I'm finding the lack of T Slots on the cross slide of my BV20M Lathe (Axminster Tools) quite limiting. Has anyone attempted to add T slots to theirs?

Vic.


----------



## Omnimill (Nov 3, 2009)

Hhm, 75 views and no comments ... would it help if I said 8X14 Lathe instead? :big:


----------



## Artie (Nov 3, 2009)

Probably not.... ;D Im guessing noones tried it.... my imagination tells me it could be done without too much stress... but a bit of cutter modification...good luck...

Rob


----------



## Omnimill (Nov 3, 2009)

I've already got a few T Slot cutters Rob but only used them in Aluminium to date. I'm thinking it may be safer to try and get a spare cross slide to work on ...

Vic.


----------



## Stan (Nov 3, 2009)

I have no idea what the cross slide on your lathe is like (Aminster pictures don't show the back of the cross slide) but most small lathes don't have enough meat to cut T slots. Some lathes were made with cross slides that had T slots but these cross slides were made very different than a standard one which was just made to hold the compound. You will have to remove the cross slide to measure the thickness of the metal in the area where you want to put T slots and determine if there is enough metal to work with.


----------



## Omnimill (Nov 3, 2009)

Thanks Stan. It had occurred to be about the lack of size - my cross slide is 9" X 4 1/4" X 1" but other (similar sized) lathes have tee slots so maybe there is enough "meat" provided I don't make the slots too large? Hard to tell without seeing a similar size machine that has them.

Vic.


----------



## Jasonb (Nov 3, 2009)

You will be better off with a piece of 12" plate drilled and counterbored in the four corners and tap matching holes into your cross slide then bolt it down with socket cap screws.

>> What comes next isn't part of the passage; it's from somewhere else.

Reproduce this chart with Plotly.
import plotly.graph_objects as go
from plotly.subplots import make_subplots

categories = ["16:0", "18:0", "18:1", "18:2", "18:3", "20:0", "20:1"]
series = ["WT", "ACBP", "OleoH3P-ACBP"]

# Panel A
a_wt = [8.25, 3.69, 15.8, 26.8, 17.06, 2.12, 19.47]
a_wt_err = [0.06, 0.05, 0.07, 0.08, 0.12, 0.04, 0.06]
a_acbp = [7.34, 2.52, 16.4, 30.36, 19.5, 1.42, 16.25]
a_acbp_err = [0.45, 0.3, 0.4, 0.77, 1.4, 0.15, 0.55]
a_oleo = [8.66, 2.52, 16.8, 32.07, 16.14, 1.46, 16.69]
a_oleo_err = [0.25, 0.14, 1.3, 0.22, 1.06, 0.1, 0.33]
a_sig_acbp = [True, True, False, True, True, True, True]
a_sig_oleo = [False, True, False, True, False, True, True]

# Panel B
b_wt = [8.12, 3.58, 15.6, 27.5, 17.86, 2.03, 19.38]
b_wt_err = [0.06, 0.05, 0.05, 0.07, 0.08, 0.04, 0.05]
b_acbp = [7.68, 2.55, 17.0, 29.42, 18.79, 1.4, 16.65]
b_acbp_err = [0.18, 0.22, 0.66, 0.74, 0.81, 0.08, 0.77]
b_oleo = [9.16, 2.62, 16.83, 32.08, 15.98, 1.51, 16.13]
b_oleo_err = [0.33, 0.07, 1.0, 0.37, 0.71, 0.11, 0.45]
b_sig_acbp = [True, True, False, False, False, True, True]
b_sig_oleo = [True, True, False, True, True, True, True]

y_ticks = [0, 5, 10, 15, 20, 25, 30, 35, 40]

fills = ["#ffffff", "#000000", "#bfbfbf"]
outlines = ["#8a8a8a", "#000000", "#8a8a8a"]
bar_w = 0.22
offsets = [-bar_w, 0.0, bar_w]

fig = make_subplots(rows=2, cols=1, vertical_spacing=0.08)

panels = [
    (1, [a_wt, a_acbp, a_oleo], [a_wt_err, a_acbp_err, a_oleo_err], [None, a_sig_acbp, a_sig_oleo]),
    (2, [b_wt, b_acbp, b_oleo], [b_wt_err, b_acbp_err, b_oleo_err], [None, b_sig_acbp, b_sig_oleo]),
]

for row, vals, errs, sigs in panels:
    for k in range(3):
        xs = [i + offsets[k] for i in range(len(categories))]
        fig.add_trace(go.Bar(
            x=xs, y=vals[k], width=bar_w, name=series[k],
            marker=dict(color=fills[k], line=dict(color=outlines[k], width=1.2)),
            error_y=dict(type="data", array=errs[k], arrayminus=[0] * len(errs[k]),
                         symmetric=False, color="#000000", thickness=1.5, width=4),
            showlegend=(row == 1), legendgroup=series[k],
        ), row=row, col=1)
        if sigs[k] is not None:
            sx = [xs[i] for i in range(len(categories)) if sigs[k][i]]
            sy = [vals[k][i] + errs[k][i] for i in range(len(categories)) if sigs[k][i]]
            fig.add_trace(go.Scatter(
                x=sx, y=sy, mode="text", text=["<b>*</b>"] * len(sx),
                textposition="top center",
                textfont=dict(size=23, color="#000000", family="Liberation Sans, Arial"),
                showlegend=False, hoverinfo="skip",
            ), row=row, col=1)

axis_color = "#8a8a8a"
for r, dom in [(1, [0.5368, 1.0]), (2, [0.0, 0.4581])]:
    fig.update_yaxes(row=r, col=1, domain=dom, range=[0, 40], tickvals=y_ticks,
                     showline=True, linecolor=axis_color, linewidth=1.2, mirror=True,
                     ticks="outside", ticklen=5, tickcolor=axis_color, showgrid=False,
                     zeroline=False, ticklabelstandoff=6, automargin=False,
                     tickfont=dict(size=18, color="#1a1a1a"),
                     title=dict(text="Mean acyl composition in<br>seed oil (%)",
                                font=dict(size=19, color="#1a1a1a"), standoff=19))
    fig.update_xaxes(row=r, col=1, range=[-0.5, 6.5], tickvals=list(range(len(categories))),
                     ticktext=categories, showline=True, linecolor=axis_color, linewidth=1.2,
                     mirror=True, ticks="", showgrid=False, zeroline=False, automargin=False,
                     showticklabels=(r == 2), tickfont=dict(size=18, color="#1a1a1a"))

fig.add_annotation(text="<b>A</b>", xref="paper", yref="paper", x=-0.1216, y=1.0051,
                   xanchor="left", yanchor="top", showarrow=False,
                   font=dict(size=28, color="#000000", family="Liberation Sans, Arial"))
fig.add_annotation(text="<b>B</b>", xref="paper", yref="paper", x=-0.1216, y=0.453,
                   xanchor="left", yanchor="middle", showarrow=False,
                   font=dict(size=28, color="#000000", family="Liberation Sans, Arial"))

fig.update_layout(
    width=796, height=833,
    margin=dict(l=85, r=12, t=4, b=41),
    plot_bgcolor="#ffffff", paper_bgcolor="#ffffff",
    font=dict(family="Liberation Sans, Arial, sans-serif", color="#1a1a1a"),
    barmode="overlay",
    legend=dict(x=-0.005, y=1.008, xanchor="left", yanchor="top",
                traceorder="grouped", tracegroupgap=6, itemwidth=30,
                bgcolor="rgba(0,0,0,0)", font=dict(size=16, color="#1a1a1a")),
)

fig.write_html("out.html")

You can then tap a grid of holes at 25mm cts into the plate to suit your hold down studs & clamps say M10.

Only down side is it reduces the height over the cross slide when milling but just 4 tapped holes will not weaken the casting.

Jason


----------



## Stan (Nov 3, 2009)

Vic: Your 1" thickness I presume is on the edge, but what is the thickness in the center where you want to put the T slots. If it is uniform shape, as at the front, then the center is about 1/2" thick. That is probably sufficient for shallow slots at 90° to the cross slide. You just don't want to weaken the cross slide to the point where it could fail.


----------



## doubleboost (Nov 3, 2009)

Hi
I used to use the same lathe .
I bolted a pice of 3/4 plate to the top of the x slide then drilled and tapped holes as required.
The best modification you can do on this machine is to half the spindle speeds by putting a larger pulley wheel on the belt drive.
People laugh at these machines but i turned out some good results far in exess of the lathes clamed limits
Regards
John


----------



## Omnimill (Nov 3, 2009)

Thanks for the thoughts guys, Drilling and tapping a few holes or adding a plate was option "C" or "D". 

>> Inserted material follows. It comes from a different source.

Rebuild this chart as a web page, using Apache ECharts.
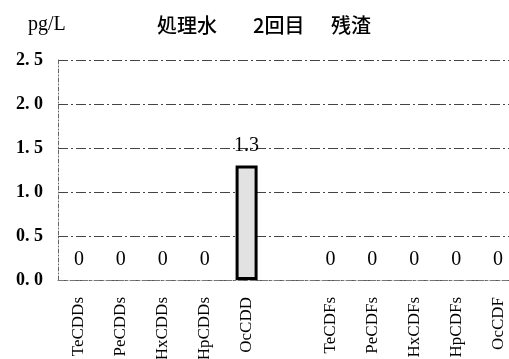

As for speed reduction, that was the very first thing I did on my lathe John! I made a smaller pulley for the motor and got the speed down from it's lowest quoted of 170 down to 100 RPM. Second job was thread cutting (my first time) and the thread chart on the machine was wrong! :'(

Thanks again,

Vic.


----------



## Majorstrain (Nov 3, 2009)

Hmmm, are you up for a challange? :idea:
might be a bit of work but what about fabricating a new cross slide with a bit more meat and putting your t-slots in that. 

Time for me to run and duck for cover now. :hDe:

We have a policy here at work, If you suggest it, you do it. :big: so I wasn't here - you never saw me - I don't exist.

Cheers
Phil


----------



## Omnimill (Nov 4, 2009)

I did consider that Phil, but only for about .01 of a second - too much work!

Vic.


----------